En este punto me gustaría reconocer a la
acción política de buena fe de todos los que con mucho compromiso han trabajado
muchos años a favor de una oportunidad para sus propias convicciones. Mucha
gente valiosa y admirable. Muchos de ellos me han retirado su amistad
precisamente por discrepancias en las miradas estratégicas. No guardo rencor. Aquí
los espero, en la realidad que es una para todos.
Hay preguntas cruciales que invito a
responder. ¿Qué hacemos con el liderazgo de María Corina Machado? ¿Cómo podemos
contribuir a resolver la tragedia de tantos presos políticos, perseguidos y
asilados sin salvoconductos? Para mi son reflexiones importantes porque tocan
lo humano, y la diferencia entre ellos y nosotros es precisamente esa, que a
nosotros si nos importa su suerte. A nosotros si nos parece importante
encontrar una salida que no nos deshonre pero que les de una posibilidad de
libertad a los que hoy sufren tanta aflicción.
El inmediatismo
ha sido una quimera que nos han querido imponer repetidamente. La lucha
política tiene que incorporar planes de largo plazo y deslindarse de las
agendas legitimadoras del régimen. He dicho otras veces que el cálculo del largo
plazo es diferente al tiempo invertido en muchas “iniciativas zarpazo”,
confundiendo los tiempos de los países con el alcance de la vida personal.
Por eso hay que
buscar qué hacer con la trampa de las consignas. “Hasta el final” ¿hasta dónde
obliga? ¿Hasta la inmolación? ¿De quienes?
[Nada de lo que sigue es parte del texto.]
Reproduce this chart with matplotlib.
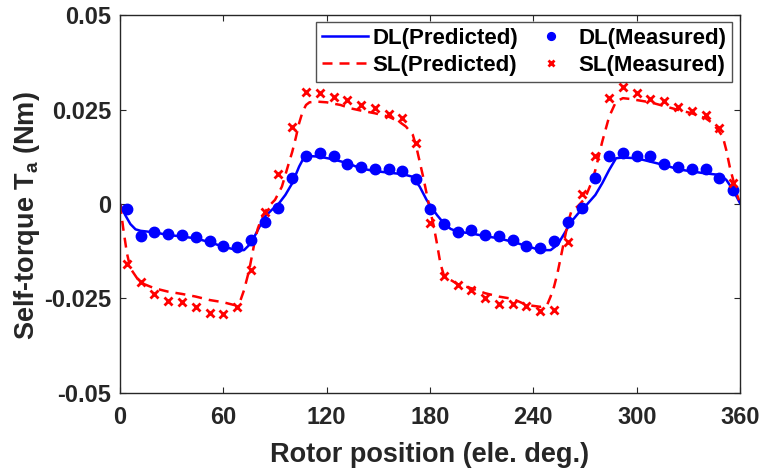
import matplotlib
matplotlib.use("Agg")
import matplotlib.pyplot as plt

plt.rcParams['font.family'] = ['Liberation Sans', 'DejaVu Sans']
plt.rcParams['font.weight'] = 'bold'
plt.rcParams['mathtext.fontset'] = 'custom'
plt.rcParams['mathtext.rm'] = 'Liberation Sans:bold'
plt.rcParams['mathtext.bf'] = 'Liberation Sans:bold'
plt.rcParams['mathtext.it'] = 'Liberation Sans:bold'

# Measured rotor positions (ele. deg.)
theta_meas = [4, 12, 20, 28, 36, 44, 52, 60, 68, 76, 84, 92, 100, 108, 116,
              124, 132, 140, 148, 156, 164, 172, 180, 188, 196, 204, 212, 220,
              228, 236, 244, 252, 260, 268, 276, 284, 292, 300, 308, 316, 324,
              332, 340, 348, 356]

# Measured self-torque, double-layer winding (Nm)
dl_meas = [-0.0013, -0.0084, -0.0075, -0.0080, -0.0082, -0.0086, -0.0097,
           -0.0110, -0.0115, -0.0095, -0.0047, -0.0011, 0.0070, 0.0127,
           0.0134, 0.0127, 0.0105, 0.0099, 0.0092, 0.0092, 0.0088, 0.0066,
           -0.0013, -0.0053, -0.0075, -0.0069, -0.0082, -0.0085, -0.0095,
           -0.0110, -0.0116, -0.0097, -0.0047, -0.0010, 0.0070, 0.0127,
           0.0134, 0.0127, 0.0127, 0.0105, 0.0099, 0.0092, 0.0092, 0.0070,
           0.0037]

# Measured self-torque, single-layer winding (Nm)
sl_meas = [-0.0159, -0.0207, -0.0239, -0.0256, -0.0258, -0.0273, -0.0289,
           -0.0292, -0.0272, -0.0175, -0.0022, 0.0079, 0.0205, 0.0297,
           0.0293, 0.0284, 0.0275, 0.0262, 0.0253, 0.0238, 0.0227, 0.0161,
           -0.0049, -0.0191, -0.0214, -0.0228, -0.0248, -0.0265, -0.0265,
           -0.0270, -0.0282, -0.0280, -0.0101, 0.0026, 0.0127, 0.0280,
           0.0309, 0.0293, 0.0277, 0.0273, 0.0257, 0.0247, 0.0235, 0.0202,
           0.0056]

# Predicted self-torque, double-layer winding
dl_pred_theta = [0, 3, 6, 9, 12, 20, 28, 36, 44, 52, 60, 68, 72, 76, 80, 84,
                 88, 92, 96, 100, 104, 107, 110, 116, 124, 132, 140, 148, 156,
                 164, 170, 174, 178, 180, 184, 188, 192, 196, 204, 212, 220,
                 228, 236, 244, 250, 254, 258, 262, 266, 270, 276, 280, 284,
                 288, 292, 300, 308, 316, 324, 332, 340, 348, 352, 356, 360]
dl_pred = [0.0, -0.0029, -0.0053, -0.0067, -0.0071, -0.0075, -0.0082,
           -0.0086, -0.0091, -0.0101, -0.0113, -0.0122, -0.0122, -0.0104,
           -0.0069, -0.0034, -0.0016, 0.0000, 0.0024, 0.0055, 0.0099, 0.0125,
           0.0127, 0.0125, 0.0118, 0.0108, 0.0094, 0.0087, 0.0083, 0.0079,
           0.0072, 0.0046, 0.0011, -0.0003, -0.0029, -0.0051, -0.0066,
           -0.0073, -0.0078, -0.0085, -0.0091, -0.0100, -0.0111, -0.0122,
           -0.0122, -0.0108, -0.0078, -0.0047, -0.0025, -0.0007, 0.0024,
           0.0055, 0.0090, 0.0121, 0.0123, 0.0121, 0.0112, 0.0103, 0.0092,
           0.0086, 0.0081, 0.0077, 0.0064, 0.0037, 0.0002]

# Predicted self-torque, single-layer winding
sl_pred_theta = [0, 2, 4, 6, 10, 14, 20, 28, 36, 44, 52, 60, 66, 70, 72, 75,
                 78, 80, 82, 84, 87, 90, 94, 98, 100, 102, 104, 106, 108, 110,
                 114, 120, 128, 134, 140, 148, 156, 162, 166, 170, 172, 174,
                 176, 178, 180, 182, 184, 186, 188, 192, 196, 204, 212, 220,
                 228, 236, 244, 248, 250, 252, 254, 256, 258, 260, 262, 266,
                 270, 274, 276, 280, 284, 288, 292, 296, 300, 308, 316, 324,
                 332, 340, 344, 348, 350, 352, 354, 356, 358, 360]
sl_pred = [0.0, -0.0069, -0.0130, -0.0170, -0.0197, -0.0212, -0.0223,
           -0.0232, -0.0238, -0.0245, -0.0254, -0.0260, -0.0267, -0.0254,
           -0.0228, -0.0175, -0.0104, -0.0065, -0.0040, -0.0022, -0.0003,
           0.0011, 0.0046, 0.0108, 0.0138, 0.0174, 0.0214, 0.0244, 0.0262,
           0.0269, 0.0271, 0.0269, 0.0262, 0.0253, 0.0247, 0.0240, 0.0231,
           0.0218, 0.0205, 0.0183, 0.0152, 0.0112, 0.0072, 0.0028, -0.0016,
           -0.0055, -0.0104, -0.0157, -0.0188, -0.0201, -0.0212, -0.0223,
           -0.0236, -0.0245, -0.0251, -0.0267, -0.0272, -0.0267, -0.0245,
           -0.0219, -0.0183, -0.0139, -0.0095, -0.0051, -0.0020, -0.0005,
           0.0015, 0.0060, 0.0090, 0.0165, 0.0231, 0.0271, 0.0280, 0.0278,
           0.0275, 0.0269, 0.0259, 0.0249, 0.0240, 0.0227, 0.0214, 0.0191,
           0.0178, 0.0143, 0.0099, 0.0064, 0.0028, 0.0002]

x_ticks = [0, 60, 120, 180, 240, 300, 360]
y_ticks = [-0.05, -0.025, 0, 0.025, 0.05]
y_tick_labels = ['-0.05', '-0.025', '0', '0.025', '0.05']

fig = plt.figure(figsize=(7.63, 4.72), dpi=100)
ax = fig.add_axes([0.1573, 0.1674, 0.8126, 0.8008])

blue = '#0000ff'
red = '#ff0000'
dark = '#262626'

h1, = ax.plot(dl_pred_theta, dl_pred, '-', color=blue, lw=1.8,
              label='DL(Predicted)')
h2, = ax.plot(sl_pred_theta, sl_pred, '--', color=red, lw=1.8,
              dashes=(4, 2.8), label='SL(Predicted)')
h3, = ax.plot(theta_meas, dl_meas, 'o', color=blue, ms=7.5, mec=blue,
              label='DL(Measured)')
h4, = ax.plot(theta_meas, sl_meas, 'x', color=red, ms=6, mew=2,
              label='SL(Measured)')

ax.set_xlim(0, 360)
ax.set_ylim(-0.05, 0.05)
ax.set_xticks(x_ticks)
ax.set_yticks(y_ticks)
ax.set_yticklabels(y_tick_labels)

for s in ax.spines.values():
    s.set_color(dark)
    s.set_linewidth(1.0)
ax.tick_params(direction='in', top=True, right=True, length=4.5,
               width=0.8, color=dark, labelsize=17, labelcolor=dark)
ax.tick_params(axis='x', pad=9.5)
ax.tick_params(axis='y', pad=6.5)
for lab in ax.get_xticklabels() + ax.get_yticklabels():
    lab.set_fontweight('bold')

ax.set_xlabel('Rotor position (ele. deg.)', fontsize=19.5, fontweight='bold',
              color=dark, labelpad=9)
ax.set_ylabel(r'Self-torque T$_{\mathbf{a}}$ (Nm)', fontsize=19.5,
              fontweight='bold', color=dark)
ax.yaxis.set_label_coords(-0.126, 0.47)

leg = ax.legend(handles=[h1, h2, h3, h4], ncol=2, loc='upper right',
                bbox_to_anchor=(0.987, 0.9815),
                prop={'weight': 'bold', 'size': 16},
                frameon=True, fancybox=False, handlelength=2.1,
                columnspacing=0.4, handletextpad=0.2, labelspacing=0.3,
                borderpad=0.25, markerscale=0.75, borderaxespad=0.0)
leg.get_frame().set_edgecolor(dark)
leg.get_frame().set_linewidth(1.0)

fig.savefig('out.png', dpi=100)
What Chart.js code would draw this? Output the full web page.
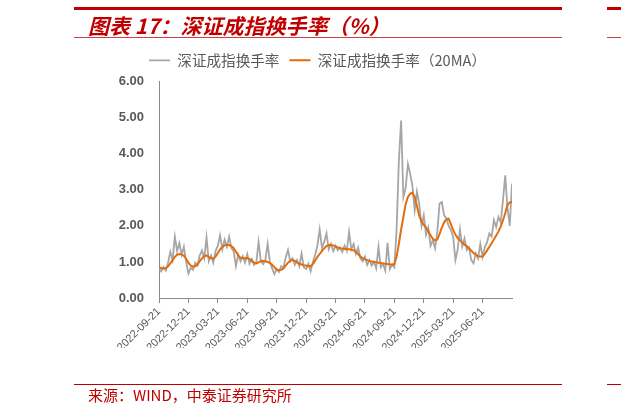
<!DOCTYPE html>
<html>
<head>
<meta charset="utf-8">
<script src="https://cdn.jsdelivr.net/npm/chart.js@4.4.1/dist/chart.umd.min.js"></script>
<style>
  html, body { margin: 0; padding: 0; background: #fff; }
  body { width: 621px; height: 415px; position: relative; overflow: hidden; font-family: "Noto Sans CJK SC", sans-serif; }
  .rule { position: absolute; background: #C00000; }
  #title { position: absolute; left: 88px; top: 11px; font-size: 21px; line-height: 28px; font-weight: bold; font-style: italic; color: #C00000; z-index: 2; }
  #source { position: absolute; left: 88px; top: 385px; font-size: 15px; line-height: 20px; color: #C00000; z-index: 2; }
  #wrap { position: absolute; left: 0; top: 0; width: 621px; height: 415px; }
</style>
</head>
<body>
<!-- page furniture: red rules, title, source -->
<div class="rule" style="left:74px; top:7px; width:488px; height:3px;"></div>
<div class="rule" style="left:74px; top:37px; width:488px; height:1px; opacity:0.75;"></div>
<div class="rule" style="left:74px; top:384px; width:488px; height:1px;"></div>
<div class="rule" style="left:607px; top:7px; width:14px; height:3px;"></div>
<div class="rule" style="left:607px; top:37px; width:14px; height:1px; opacity:0.75;"></div>
<div class="rule" style="left:607px; top:384px; width:14px; height:1px;"></div>
<div id="title">图表 17：深证成指换手率（%）</div>
<div id="source">来源：WIND，中泰证券研究所</div>
<div id="wrap"><canvas id="chart" width="621" height="415"></canvas></div>

<script>
// quarterly tick labels, one every 13 weeks starting at week 0
const tickLabels = [
  "2022-09-21", "2022-12-21", "2023-03-21", "2023-06-21", "2023-09-21", "2023-12-21",
  "2024-03-21", "2024-06-21", "2024-09-21", "2024-12-21", "2025-03-21", "2025-06-21"
];
const weeksPerTick = 13;
const lastWeek = 156;

// weekly readings of the daily turnover (%)
const turnover = [
  0.82, 0.74, 0.86, 0.76, 0.98, 1.28, 1.05, 1.70, 1.30, 1.52,
  1.20, 1.42, 1.00, 0.68, 0.84, 0.78, 0.98, 0.90, 1.18, 1.32,
  1.10, 1.68, 1.02, 1.18, 0.98, 1.30, 1.45, 1.74, 1.35, 1.62,
  1.42, 1.70, 1.38, 1.30, 0.88, 1.20, 1.02, 1.16, 0.98, 1.22,
  0.95, 1.08, 0.92, 0.98, 1.56, 1.02, 0.94, 1.05, 1.50, 1.00,
  0.82, 0.66, 0.80, 0.72, 0.88, 0.85, 1.12, 1.33, 1.02, 1.10,
  0.92, 1.05, 0.88, 1.23, 0.85, 0.80, 0.95, 0.74, 1.00, 1.20,
  1.45, 1.90, 1.40, 1.55, 1.80, 1.35, 1.50, 1.30, 1.45, 1.32,
  1.40, 1.28, 1.45, 1.30, 1.83, 1.35, 1.50, 1.22, 1.40, 1.10,
  1.02, 1.15, 0.92, 1.05, 0.90, 1.00, 0.82, 1.42, 0.85, 0.95,
  0.76, 1.53, 0.80, 0.92, 0.85, 1.90, 3.80, 4.92, 2.80, 3.05,
  3.72, 3.45, 3.10, 2.43, 2.95, 2.60, 2.00, 2.30, 1.75, 1.95,
  1.45, 1.60, 1.38, 1.85, 2.62, 2.66, 2.30, 2.20, 2.00, 1.88,
  1.70, 1.05, 1.35, 1.90, 1.42, 1.65, 1.33, 1.40, 1.05, 0.96,
  1.24, 1.10, 1.50, 1.14, 1.42, 1.55, 1.79, 1.70, 2.16, 1.97,
  2.25, 2.10, 2.70, 3.40, 2.50, 2.00, 3.17
];

// 20-day moving average, same weeks
const turnoverMA = [
  0.84, 0.83, 0.82, 0.83, 0.88, 0.96, 1.05, 1.14, 1.20, 1.22,
  1.21, 1.17, 1.08, 0.98, 0.90, 0.87, 0.88, 0.93, 1.02, 1.10,
  1.16, 1.18, 1.14, 1.10, 1.09, 1.15, 1.25, 1.35, 1.42, 1.46,
  1.47, 1.47, 1.44, 1.38, 1.28, 1.18, 1.12, 1.10, 1.10, 1.11,
  1.08, 1.03, 0.98, 0.96, 0.99, 1.02, 1.03, 1.02, 1.00, 0.97,
  0.92, 0.85, 0.79, 0.77, 0.78, 0.82, 0.90, 0.98, 1.03, 1.05,
  1.03, 0.99, 0.95, 0.93, 0.91, 0.90, 0.88, 0.88, 0.94, 1.04,
  1.14, 1.22, 1.30, 1.38, 1.44, 1.47, 1.47, 1.46, 1.43, 1.40,
  1.38, 1.37, 1.36, 1.36, 1.35, 1.34, 1.32, 1.28, 1.22, 1.15,
  1.10, 1.07, 1.05, 1.03, 1.01, 1.00, 0.99, 0.98, 0.97, 0.96,
  0.95, 0.94, 0.93, 0.93, 0.94, 1.14, 1.50, 1.90, 2.25, 2.60,
  2.80, 2.89, 2.92, 2.80, 2.55, 2.28, 2.12, 2.03, 1.96, 1.85,
  1.74, 1.64, 1.59, 1.62, 1.78, 1.95, 2.10, 2.18, 2.20, 2.05,
  1.88, 1.76, 1.66, 1.60, 1.54, 1.48, 1.44, 1.38, 1.31, 1.25,
  1.20, 1.16, 1.15, 1.15, 1.22, 1.32, 1.42, 1.52, 1.62, 1.73,
  1.84, 1.98, 2.15, 2.35, 2.58, 2.65, 2.66
];

const toPoints = (arr) => arr.map((v, i) => ({ x: i, y: v }));

// a bit more room under the legend, and nudge it right to sit like the original
const legendTweak = {
  id: "legendTweak",
  beforeInit(chart) {
    if (!chart.legend) return;
    const fit = chart.legend.fit;
    chart.legend.fit = function () {
      fit.call(this);
      this.height += 4;
    };
  },
  afterLayout(chart) {
    if (!chart.legend) return;
    chart.legend.left += 12;
    chart.legend.right += 12;
  }
};

const axisGrey = "#898989";
const textGrey = "#595959";

new Chart(document.getElementById("chart"), {
  type: "line",
  data: {
    datasets: [
      {
        label: "深证成指换手率",
        data: toPoints(turnover),
        borderColor: "#A6A6A6",
        backgroundColor: "#A6A6A6",
        borderWidth: 1.8,
        pointRadius: 0,
        tension: 0,
        order: 2
      },
      {
        label: "深证成指换手率（20MA）",
        data: toPoints(turnoverMA),
        borderColor: "#E46C0A",
        backgroundColor: "#E46C0A",
        borderWidth: 2,
        pointRadius: 0,
        tension: 0,
        order: 1
      }
    ]
  },
  options: {
    responsive: false,
    animation: false,
    layout: { padding: { top: 43, left: 99, right: 109, bottom: 67 } },
    plugins: {
      tooltip: { enabled: false },
      legend: {
        position: "top",
        labels: {
          usePointStyle: true,
          pointStyle: "line",
          pointStyleWidth: 21,
          boxHeight: 12,
          padding: 10,
          color: textGrey,
          font: { family: "'Noto Sans CJK SC', sans-serif", size: 14.6 },
          sort: (a, b) => a.datasetIndex - b.datasetIndex
        }
      }
    },
    scales: {
      x: {
        type: "linear",
        min: 0,
        max: lastWeek,
        afterBuildTicks: (scale) => {
          scale.ticks = tickLabels.map((_, i) => ({ value: i * weeksPerTick }));
        },
        afterFit: (scale) => { scale.height = 50; },
        grid: { display: true, drawOnChartArea: false, drawTicks: true, tickLength: 5, color: axisGrey },
        border: { display: true, color: axisGrey, width: 1 },
        ticks: {
          autoSkip: false,
          minRotation: 45,
          maxRotation: 45,
          padding: 2,
          color: textGrey,
          font: { family: "'Liberation Sans', Arial, sans-serif", size: 11 },
          callback: (value, index) => tickLabels[index]
        }
      },
      y: {
        min: 0,
        max: 6,
        afterFit: (scale) => { scale.width = 60; },
        grid: { display: false, drawTicks: false },
        border: { display: true, color: axisGrey, width: 1 },
        ticks: {
          stepSize: 1,
          padding: 15,
          color: textGrey,
          font: { family: "'Liberation Sans', Arial, sans-serif", size: 13, weight: "bold" },
          callback: (value) => value.toFixed(2)
        }
      }
    }
  },
  plugins: [legendTweak]
});
</script>
</body>
</html>
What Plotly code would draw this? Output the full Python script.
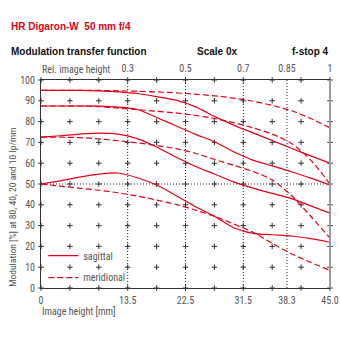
import plotly.graph_objects as go

# ---------------- data ----------------
image_height = [0, 3, 6, 9, 12, 15, 18, 21, 24, 27, 30, 33, 36, 39, 42, 45]

sag_10 = [95, 95, 95, 94.8, 94.3, 93.5, 92, 90.3, 87.2, 82.5, 78.3, 74.6, 70.9, 67.2, 63.5, 60]
mer_10 = [95, 95, 95, 95, 94.8, 94.6, 94.3, 93.8, 93.2, 92.4, 91.3, 89.8, 87.8, 85.2, 81.5, 77]
sag_20 = [87.5, 87.5, 87.5, 87.4, 87, 85.8, 82, 78, 74, 70.3, 65.5, 61.5, 58.7, 55.9, 52.8, 49.5]
mer_20 = [87.5, 87.5, 87.5, 87.2, 86.5, 85.8, 85, 84.2, 83, 81.5, 79.5, 77, 74, 69.5, 61.5, 50]
sag_40 = [72.5, 73.2, 74, 74.5, 74, 71.8, 67.8, 63, 58.5, 54.8, 51, 48, 45.5, 43, 39.5, 36]
mer_40 = [72.5, 72.5, 72.3, 71.7, 70.8, 69.8, 68.5, 67, 64.8, 61.8, 59, 56, 52, 44.5, 34.5, 24]
sag_80 = [50, 51.5, 53.3, 54.7, 55.3, 53, 49.5, 44.5, 39.2, 34.5, 29, 26.3, 25.6, 25, 23.7, 22]
mer_80 = [50, 49, 48, 47, 45.8, 44.2, 42.3, 40.2, 37.5, 34.5, 30.8, 26.8, 21.5, 16.5, 12.3, 8.5]

x_ticks = [0, 13.5, 22.5, 31.5, 38.3, 45.0]
x_tick_labels = ["0", "13.5", "22.5", "31.5", "38.3", "45.0"]
rel_ticks = [13.5, 22.5, 31.5, 38.3, 45.0]
rel_labels = ["0.3", "0.5", "0.7", "0.85", "1"]
y_ticks = [0, 10, 20, 30, 40, 50, 60, 70, 80, 90, 100]
cross_x = [0, 4.5, 9, 13.5, 18, 22.5, 27, 31.5, 36, 40.5, 45]
cross_y = [0, 10, 20, 30, 40, 50, 60, 70, 80, 90, 100]
dotted_x = [13.5, 22.5, 31.5, 38.3]
dotted_y = [50]

RED = "#e2001a"
GRAY = "#555555"
FONT = "Liberation Sans Narrow, Roboto Condensed, Liberation Sans, sans-serif"
BOLD = "Liberation Sans, Arial, sans-serif"

fig = go.Figure()

# grid crosses
gx = [x for x in cross_x for _ in cross_y]
gy = [y for _ in cross_x for y in cross_y]
fig.add_trace(go.Scatter(x=gx, y=gy, mode="markers", cliponaxis=False, showlegend=False,
                         hoverinfo="skip",
                         marker=dict(symbol="cross-thin", size=4, line=dict(width=1, color="#333"))))

# dotted reference lines
vx, vy = [], []
for x in dotted_x:
    vx += [x, x, None]
    vy += [0, 100, None]
for y in dotted_y:
    vx += [0, 45, None]
    vy += [y, y, None]
fig.add_trace(go.Scatter(x=vx, y=vy, mode="lines", showlegend=False, hoverinfo="skip",
                         line=dict(color="#222", width=1, dash="1px,2px")))

sag = [sag_10, sag_20, sag_40, sag_80]
mer = [mer_10, mer_20, mer_40, mer_80]
for s in sag:
    fig.add_trace(go.Scatter(x=image_height, y=s, mode="lines", showlegend=False,
                             line=dict(color=RED, width=1.2, shape="spline", smoothing=0.8)))
for m in mer:
    fig.add_trace(go.Scatter(x=image_height, y=m, mode="lines", showlegend=False,
                             line=dict(color=RED, width=1.2, shape="spline", smoothing=0.8,
                                       dash="6px,3px")))

# legend entries
fig.add_trace(go.Scatter(x=[None], y=[None], mode="lines", name="sagittal", legend="legend",
                         line=dict(color=RED, width=1.2)))
fig.add_trace(go.Scatter(x=[None], y=[None], mode="lines", name="meridional", legend="legend2",
                         line=dict(color=RED, width=1.2, dash="6px,3px")))

# top axis helper trace
fig.add_trace(go.Scatter(x=[0, 45], y=[0, 0], xaxis="x2", mode="lines", showlegend=False,
                         hoverinfo="skip", line=dict(width=0, color="rgba(0,0,0,0)")))

legend_style = dict(xanchor="left", yanchor="top", bgcolor="rgba(0,0,0,0)",
                    font=dict(size=10, color=GRAY))

fig.update_layout(
    width=340, height=340,
    margin=dict(l=41, r=10, t=80, b=52, autoexpand=False),
    paper_bgcolor="white", plot_bgcolor="white",
    font=dict(family=FONT, size=10, color=GRAY),
    xaxis=dict(range=[0, 45], tickvals=x_ticks, ticktext=x_tick_labels, automargin=False,
               showgrid=False, zeroline=False, showline=True, linecolor="#333", linewidth=1,
               mirror=True, ticks="outside", ticklen=3, tickcolor="rgba(0,0,0,0)",
               tickfont=dict(size=10, color=GRAY)),
    xaxis2=dict(range=[0, 45], overlaying="x", side="top", tickvals=rel_ticks, automargin=False,
                ticktext=rel_labels, showgrid=False, zeroline=False, showline=False,
                ticks="outside", ticklen=3, tickcolor="rgba(0,0,0,0)",
                tickfont=dict(size=10, color=GRAY)),
    yaxis=dict(range=[0, 100], tickvals=y_ticks, showgrid=False, zeroline=False, automargin=False,
               showline=True, linecolor="#333", linewidth=1,
               ticks="outside", ticklen=3, tickcolor="rgba(0,0,0,0)",
               tickfont=dict(size=10, color=GRAY)),
    legend=dict(x=0.008, y=0.225, **legend_style),
    legend2=dict(x=0.008, y=0.12, **legend_style),
    showlegend=True,
    shapes=[dict(type="line", xref="paper", yref="paper", x0=1, x1=1, y0=0, y1=1,
                 line=dict(color="#9a9a9a", width=2))],
)

ann = [
    dict(text="<b>HR Digaron-W  50 mm f/4</b>", x=-0.11, y=1.256, xanchor="left", yanchor="middle",
         font=dict(family=BOLD, size=10, color=RED)),
    dict(text="<b>Modulation transfer function</b>", x=-0.11, y=1.139, xanchor="left",
         yanchor="middle", font=dict(family=BOLD, size=10, color="#111")),
    dict(text="<b>Scale 0x</b>", x=0.533, y=1.139, xanchor="left", yanchor="middle",
         font=dict(family=BOLD, size=10, color="#111")),
    dict(text="<b>f-stop 4</b>", x=1.0035, y=1.139, xanchor="right", yanchor="middle",
         font=dict(family=BOLD, size=10, color="#111")),
    dict(text="Rel. image height", x=-0.0035, y=1.0514, xanchor="left", yanchor="middle",
         font=dict(size=10, color=GRAY)),
    dict(text="Image height [mm]", x=-0.0035, y=-0.114, xanchor="left", yanchor="middle",
         font=dict(size=10, color=GRAY)),
    dict(text="Modulation [%] at 80, 40, 20 and 10 lp/mm", x=-0.097, y=0.39,
         xanchor="center", yanchor="middle", textangle=-90, font=dict(size=9.6, color=GRAY)),
]
for a in ann:
    a.update(xref="paper", yref="paper", showarrow=False)
fig.update_layout(annotations=ann)

fig.write_html("out.html")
Y finalmente, sabiendo como sabemos
que sobre nosotros gravita una generación de políticos que simulan oponerse
mientras hacen negocios con nuestra desgracia, que viven muy bien y que es
obvio que no tienen interés alguno en un cambio substantivo. ¿Qué vamos a hacer
con ellos? ¿Vamos a seguir tolerando que se roben el show? ¿Vamos a permitir
que sigan siendo parte del decorado?
Hay un viejo
adagio que nos recuerda que Dios escribe derecho sobre renglones torcidos.
Significa que su Divina Providencia enmendará nuestras deficiencias y carencias.
En el caso de nuestro largo desierto de más de veinticinco años, tal vez
requiera como compromiso y contraparte mantener la fe en Dios y el sentido de
realidad, tratando de separar la paja del trigo y registrando la experiencia.